I'm following a course that asks me the following question: Calculate the logits a and b for the following formula..
I don't understand how to do this, I would like to understand how to practically calculate this.
UPDATE:
I understand now:
a = -0.5*0.2 + 0.2*0.5 + 0.1*0.6 + 0.1
b = 0.7*0.2 + -0.8*0.5 + 0.2*0.6 + 0.2
Say we want to multiply an $m \times n$ matrix $A$ and an $n \times k$ matrix $B$: $$\begin{pmatrix}a_{11} & \cdots & a_{1n} \\ \vdots & \ddots & \vdots \\ a_{m1}& \cdots & a_{mn}\end{pmatrix} \begin{pmatrix}b_{11} & \cdots & b_{1n} \\ \vdots & \ddots & \vdots \\ b_{n1}& \cdots & b_{nk} \end{pmatrix}.$$ The answer will be an $m \times k$ matrix $C$. The entry in the $i$th row and $j$th column of $C$ will be the dot product of the $i$th row of $A$ with the $j$th column of $B$, as in the reference you linked.
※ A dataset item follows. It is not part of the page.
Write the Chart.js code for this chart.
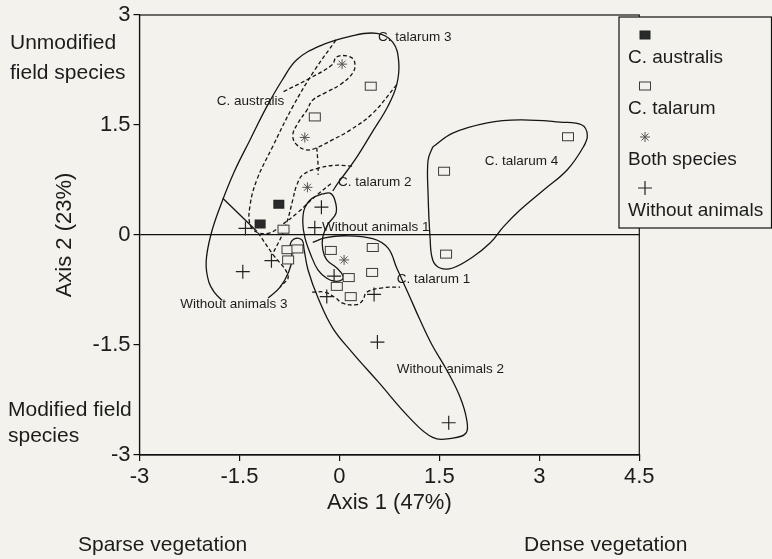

if $B$ is a column vector, i.e., $k=1$, then we have $$\begin{pmatrix}a_{11} & \cdots & a_{1n} \\ \vdots & \ddots & \vdots \\ a_{m1}& \cdots & a_{mn}\end{pmatrix} \begin{pmatrix}b_{1} \\ \vdots \\ b_{n} \end{pmatrix}.$$ The answer will be an $m \times 1$ matrix, i.e., another column vector. Its entry in the $i$th row and $1$st column (the only column) is the dot product of the $i$th row of $A$ with the $1$st column of $B$ (i.e., the vector $B$ itself): $$\begin{pmatrix}a_{11} & \cdots & a_{1n} \\ \vdots & \ddots & \vdots \\ a_{m1}& \cdots & a_{mn}\end{pmatrix} \begin{pmatrix}b_{1} \\ \vdots \\ b_{n} \end{pmatrix}=\begin{pmatrix}a_{11}b_1+a_{12}b_2+\cdots + a_{2n}b_n\\a_{21}b_1+a_{22}b_2+\cdots + a_{2n}b_n\\ \vdots \\ a_{m1}b_1+a_{m2}b_2+\cdots + a_{mn}b_n \end{pmatrix}.$$